- Brief -
Output the material below unchanged, apart from leaving out the pictures.

- Collected data -
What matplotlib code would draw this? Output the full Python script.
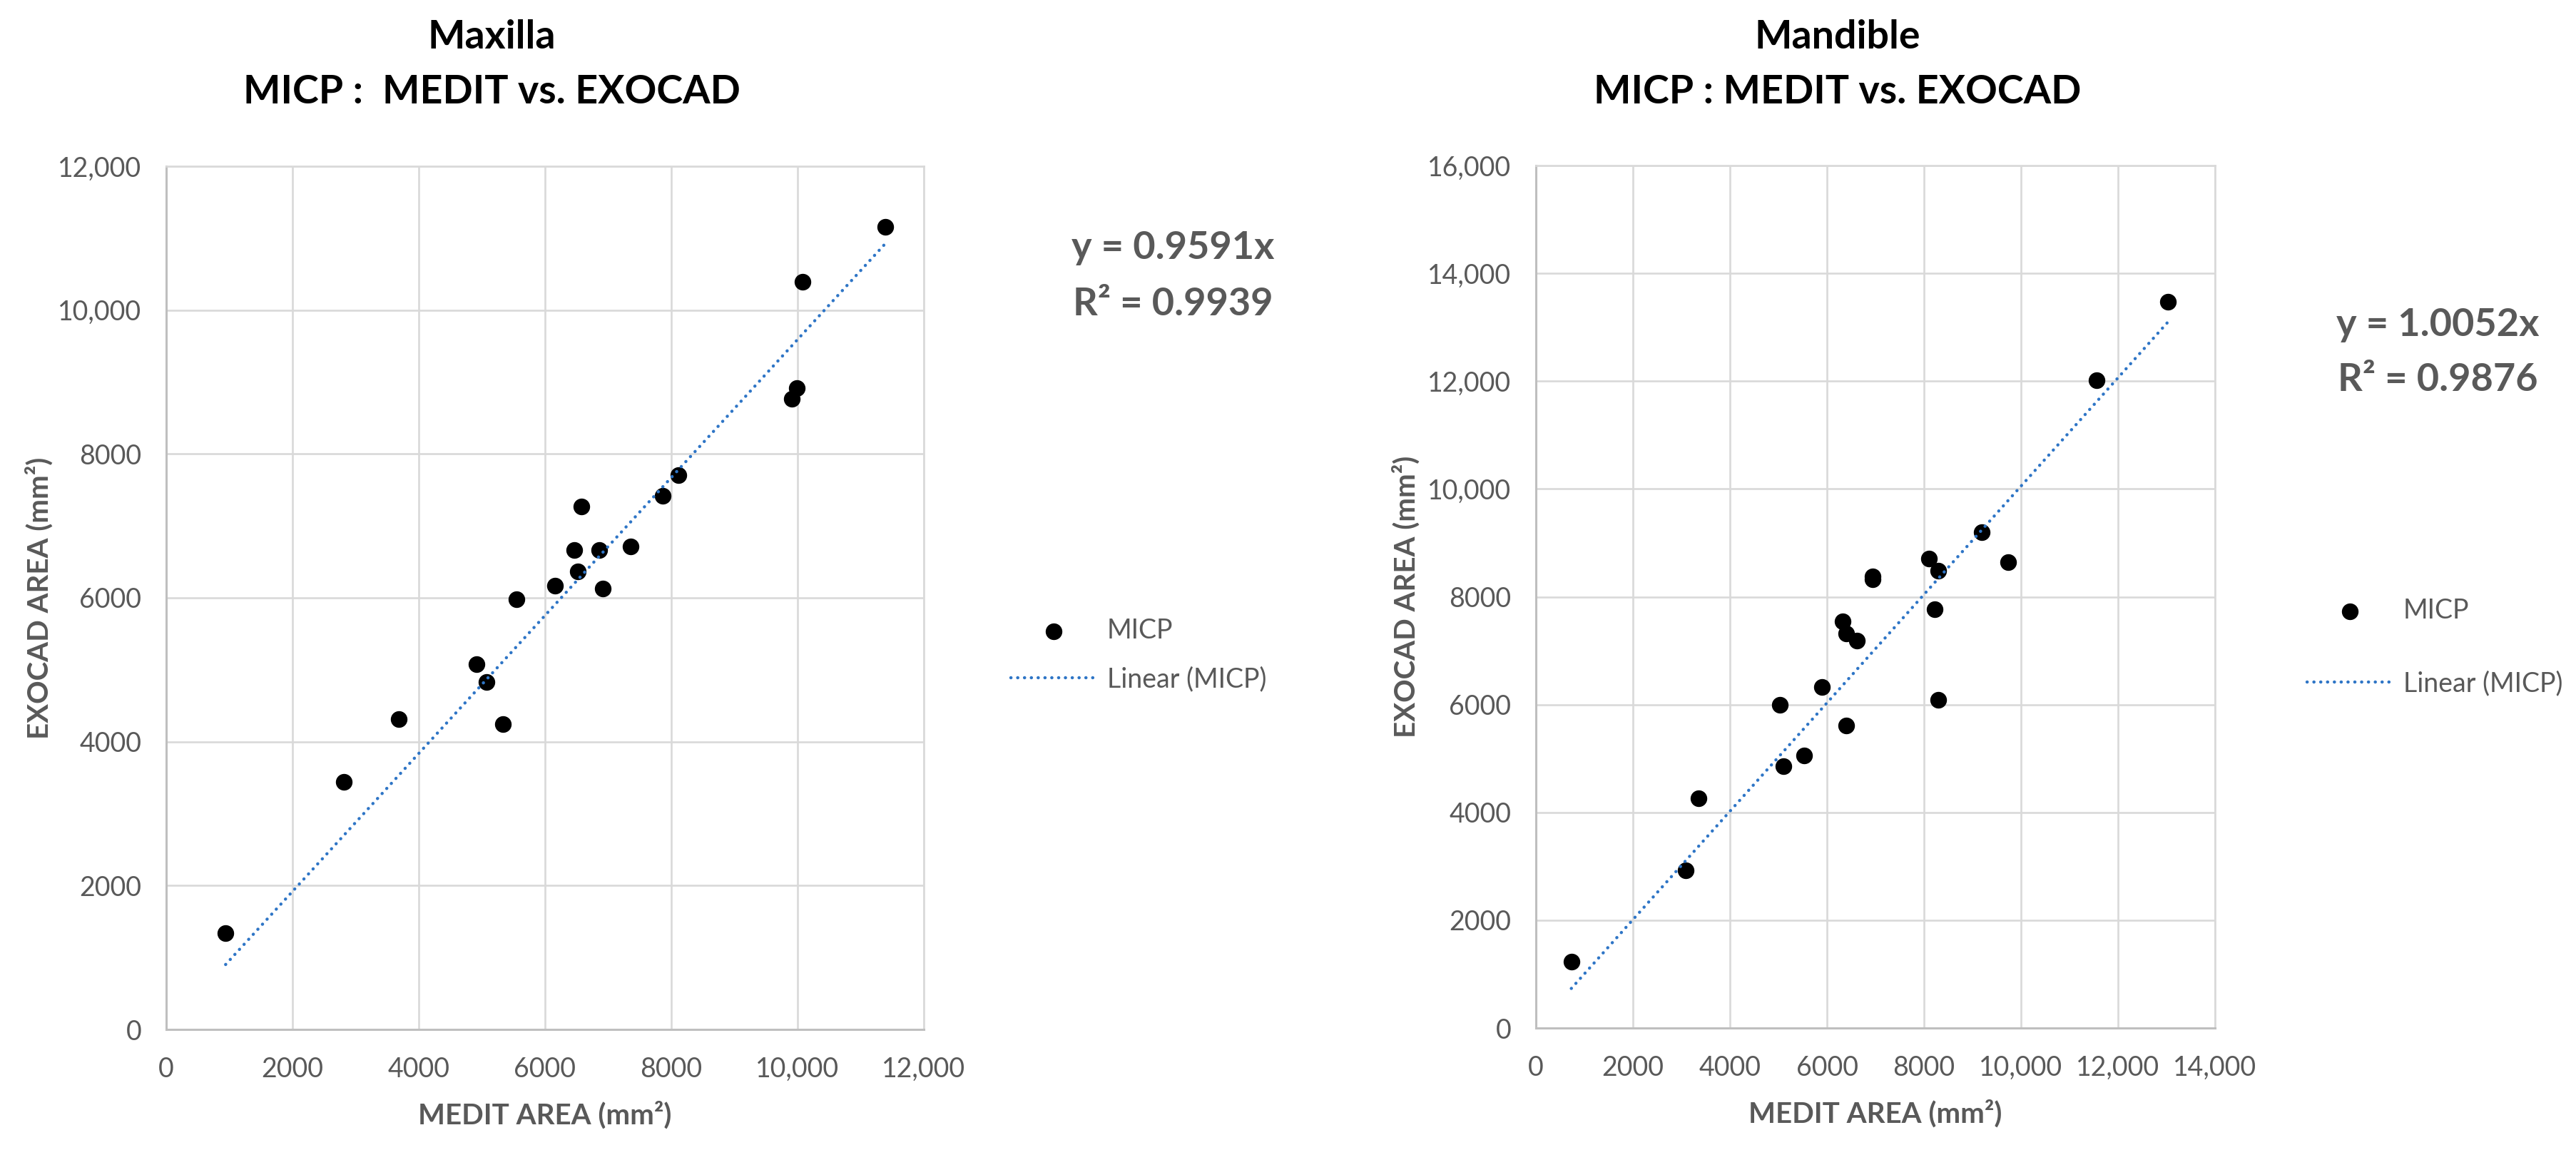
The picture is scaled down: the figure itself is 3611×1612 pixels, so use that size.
import matplotlib
matplotlib.use("Agg")
import matplotlib.pyplot as plt
from matplotlib.ticker import FuncFormatter, MultipleLocator

plt.rcParams['font.family'] = ['Lato', 'DejaVu Sans']

# Maxilla (MICP): MEDIT vs EXOCAD areas, mm^2
max_medit = [941, 2810, 3686, 4911, 5077, 5329, 5552, 6158, 6463, 6523,
             6580, 6855, 6915, 7356, 7861, 8109, 9908, 9987, 10078, 11386]
max_exocad = [1337, 3439, 4316, 5077, 4829, 4241, 5977, 6170, 6660, 6365,
              7269, 6660, 6127, 6710, 7418, 7709, 8765, 8918, 10398, 11153]

# Mandible (MICP)
mand_medit = [730, 3088, 3360, 5025, 5098, 5529, 5892, 6328, 6397, 6392, 6613,
              6941, 6941, 8108, 8294, 8216, 8289, 9186, 9735, 11556, 13032]
mand_exocad = [1229, 2921, 4259, 6000, 4854, 5056, 6320, 7539, 5609, 7319, 7183,
               8380, 8318, 8709, 8489, 7772, 6092, 9192, 8639, 12014, 13474]

titles = ["Maxilla", "Mandible"]
subtitles = ["MICP :  MEDIT vs. EXOCAD", "MICP : MEDIT vs. EXOCAD"]
slopes = [0.9591, 1.0052]
r2_text = ["0.9939", "0.9876"]
x_max = [12000, 14000]
y_max = [12000, 16000]

W, H = 3611, 1612
GRAY = '#595959'
GRID = '#d9d9d9'
BLUE = '#2e75c6'


def fx(px):
    return px / W


def fy(py):
    return 1 - py / H


def fmt(v, pos):
    v = int(round(v))
    return f"{v:,}" if v >= 10000 else str(v)


fig = plt.figure(figsize=(W / 100, H / 100), dpi=100)

# pixel layout of each panel
axes_px = [(233, 233, 1295, 1443), (2153, 232, 3105, 1441)]
title_x = [689, 2576]
eq_x = [1644, 3417]
eq_y = [(347, 426), (455, 533)]
leg_px = [(1417, 918, 0.85), (3234, 907, 1.75)]
ylab_x = [55, 1971]

data = [(max_medit, max_exocad), (mand_medit, mand_exocad)]

for i in range(2):
    l, t, r, b = axes_px[i]
    ax = fig.add_axes([fx(l), fy(b), fx(r - l), (b - t) / H])
    xs, ys = data[i]

    sc = ax.scatter(xs, ys, s=250, color='black', zorder=3, label='MICP')
    x0, x1 = min(xs), max(xs)
    ln, = ax.plot([x0, x1], [slopes[i] * x0, slopes[i] * x1], color=BLUE,
                  lw=3.2, linestyle=(0, (0.05, 2.1)), dash_capstyle='round',
                  zorder=4, label='Linear (MICP)')

    ax.set_xlim(0, x_max[i])
    ax.set_ylim(0, y_max[i])
    ax.xaxis.set_major_locator(MultipleLocator(2000))
    ax.yaxis.set_major_locator(MultipleLocator(2000))
    ax.xaxis.set_major_formatter(FuncFormatter(fmt))
    ax.yaxis.set_major_formatter(FuncFormatter(fmt))
    ax.grid(True, color=GRID, lw=1.9, zorder=0)
    ax.set_axisbelow(True)
    ax.tick_params(length=0, labelsize=27, labelcolor=GRAY)
    ax.tick_params(axis='x', pad=27)
    ax.tick_params(axis='y', pad=25)
    for side in ['top', 'right']:
        ax.spines[side].set_color(GRID)
        ax.spines[side].set_linewidth(1.9)
    for side in ['left', 'bottom']:
        ax.spines[side].set_color('#bfbfbf')
        ax.spines[side].set_linewidth(2.2)

    ax.set_xlabel("MEDIT AREA (mm²)", fontsize=29, fontweight='bold',
                  color=GRAY, va='center')
    ax.xaxis.set_label_coords(0.5, -120 / (b - t))
    ax.set_ylabel("EXOCAD AREA (mm²)", fontsize=29, fontweight='bold',
                  color=GRAY, va='center')
    ax.yaxis.set_label_coords((ylab_x[i] - l) / (r - l), 0.5)

    fig.text(fx(title_x[i]), fy(52), titles[i], fontsize=40, fontweight='bold',
             ha='center', va='center', color='black')
    fig.text(fx(title_x[i]), fy(129), subtitles[i], fontsize=40,
             fontweight='bold', ha='center', va='center', color='black')

    fig.text(fx(eq_x[i]), fy(eq_y[i][0]), f"y = {slopes[i]:.4f}x", fontsize=39,
             fontweight='bold', ha='center', va='center', color=GRAY)
    fig.text(fx(eq_x[i]), fy(eq_y[i][1]), f"R² = {r2_text[i]}", fontsize=39,
             fontweight='bold', ha='center', va='center', color=GRAY)

    lx, ly, sp = leg_px[i]
    leg = ax.legend(handles=[sc, ln], loc='center left',
                    bbox_to_anchor=(fx(lx), fy(ly)),
                    bbox_transform=fig.transFigure, frameon=False,
                    fontsize=27, borderpad=0, borderaxespad=0,
                    handlelength=3.2, handletextpad=0.4, labelspacing=sp,
                    scatterpoints=1)
    for txt in leg.get_texts():
        txt.set_color(GRAY)

fig.savefig("out.png", dpi=100)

- Expected output -
What matplotlib code would draw this? Output the full Python script.
The picture is scaled down: the figure itself is 3611×1612 pixels, so use that size.
import matplotlib
matplotlib.use("Agg")
import matplotlib.pyplot as plt
from matplotlib.ticker import FuncFormatter, MultipleLocator

plt.rcParams['font.family'] = ['Lato', 'DejaVu Sans']

# Maxilla (MICP): MEDIT vs EXOCAD areas, mm^2
max_medit = [941, 2810, 3686, 4911, 5077, 5329, 5552, 6158, 6463, 6523,
             6580, 6855, 6915, 7356, 7861, 8109, 9908, 9987, 10078, 11386]
max_exocad = [1337, 3439, 4316, 5077, 4829, 4241, 5977, 6170, 6660, 6365,
              7269, 6660, 6127, 6710, 7418, 7709, 8765, 8918, 10398, 11153]

# Mandible (MICP)
mand_medit = [730, 3088, 3360, 5025, 5098, 5529, 5892, 6328, 6397, 6392, 6613,
              6941, 6941, 8108, 8294, 8216, 8289, 9186, 9735, 11556, 13032]
mand_exocad = [1229, 2921, 4259, 6000, 4854, 5056, 6320, 7539, 5609, 7319, 7183,
               8380, 8318, 8709, 8489, 7772, 6092, 9192, 8639, 12014, 13474]

titles = ["Maxilla", "Mandible"]
subtitles = ["MICP :  MEDIT vs. EXOCAD", "MICP : MEDIT vs. EXOCAD"]
slopes = [0.9591, 1.0052]
r2_text = ["0.9939", "0.9876"]
x_max = [12000, 14000]
y_max = [12000, 16000]

W, H = 3611, 1612
GRAY = '#595959'
GRID = '#d9d9d9'
BLUE = '#2e75c6'


def fx(px):
    return px / W


def fy(py):
    return 1 - py / H


def fmt(v, pos):
    v = int(round(v))
    return f"{v:,}" if v >= 10000 else str(v)


fig = plt.figure(figsize=(W / 100, H / 100), dpi=100)

# pixel layout of each panel
axes_px = [(233, 233, 1295, 1443), (2153, 232, 3105, 1441)]
title_x = [689, 2576]
eq_x = [1644, 3417]
eq_y = [(347, 426), (455, 533)]
leg_px = [(1417, 918, 0.85), (3234, 907, 1.75)]
ylab_x = [55, 1971]

data = [(max_medit, max_exocad), (mand_medit, mand_exocad)]

for i in range(2):
    l, t, r, b = axes_px[i]
    ax = fig.add_axes([fx(l), fy(b), fx(r - l), (b - t) / H])
    xs, ys = data[i]

    sc = ax.scatter(xs, ys, s=250, color='black', zorder=3, label='MICP')
    x0, x1 = min(xs), max(xs)
    ln, = ax.plot([x0, x1], [slopes[i] * x0, slopes[i] * x1], color=BLUE,
                  lw=3.2, linestyle=(0, (0.05, 2.1)), dash_capstyle='round',
                  zorder=4, label='Linear (MICP)')

    ax.set_xlim(0, x_max[i])
    ax.set_ylim(0, y_max[i])
    ax.xaxis.set_major_locator(MultipleLocator(2000))
    ax.yaxis.set_major_locator(MultipleLocator(2000))
    ax.xaxis.set_major_formatter(FuncFormatter(fmt))
    ax.yaxis.set_major_formatter(FuncFormatter(fmt))
    ax.grid(True, color=GRID, lw=1.9, zorder=0)
    ax.set_axisbelow(True)
    ax.tick_params(length=0, labelsize=27, labelcolor=GRAY)
    ax.tick_params(axis='x', pad=27)
    ax.tick_params(axis='y', pad=25)
    for side in ['top', 'right']:
        ax.spines[side].set_color(GRID)
        ax.spines[side].set_linewidth(1.9)
    for side in ['left', 'bottom']:
        ax.spines[side].set_color('#bfbfbf')
        ax.spines[side].set_linewidth(2.2)

    ax.set_xlabel("MEDIT AREA (mm²)", fontsize=29, fontweight='bold',
                  color=GRAY, va='center')
    ax.xaxis.set_label_coords(0.5, -120 / (b - t))
    ax.set_ylabel("EXOCAD AREA (mm²)", fontsize=29, fontweight='bold',
                  color=GRAY, va='center')
    ax.yaxis.set_label_coords((ylab_x[i] - l) / (r - l), 0.5)

    fig.text(fx(title_x[i]), fy(52), titles[i], fontsize=40, fontweight='bold',
             ha='center', va='center', color='black')
    fig.text(fx(title_x[i]), fy(129), subtitles[i], fontsize=40,
             fontweight='bold', ha='center', va='center', color='black')

    fig.text(fx(eq_x[i]), fy(eq_y[i][0]), f"y = {slopes[i]:.4f}x", fontsize=39,
             fontweight='bold', ha='center', va='center', color=GRAY)
    fig.text(fx(eq_x[i]), fy(eq_y[i][1]), f"R² = {r2_text[i]}", fontsize=39,
             fontweight='bold', ha='center', va='center', color=GRAY)

    lx, ly, sp = leg_px[i]
    leg = ax.legend(handles=[sc, ln], loc='center left',
                    bbox_to_anchor=(fx(lx), fy(ly)),
                    bbox_transform=fig.transFigure, frameon=False,
                    fontsize=27, borderpad=0, borderaxespad=0,
                    handlelength=3.2, handletextpad=0.4, labelspacing=sp,
                    scatterpoints=1)
    for txt in leg.get_texts():
        txt.set_color(GRAY)

fig.savefig("out.png", dpi=100)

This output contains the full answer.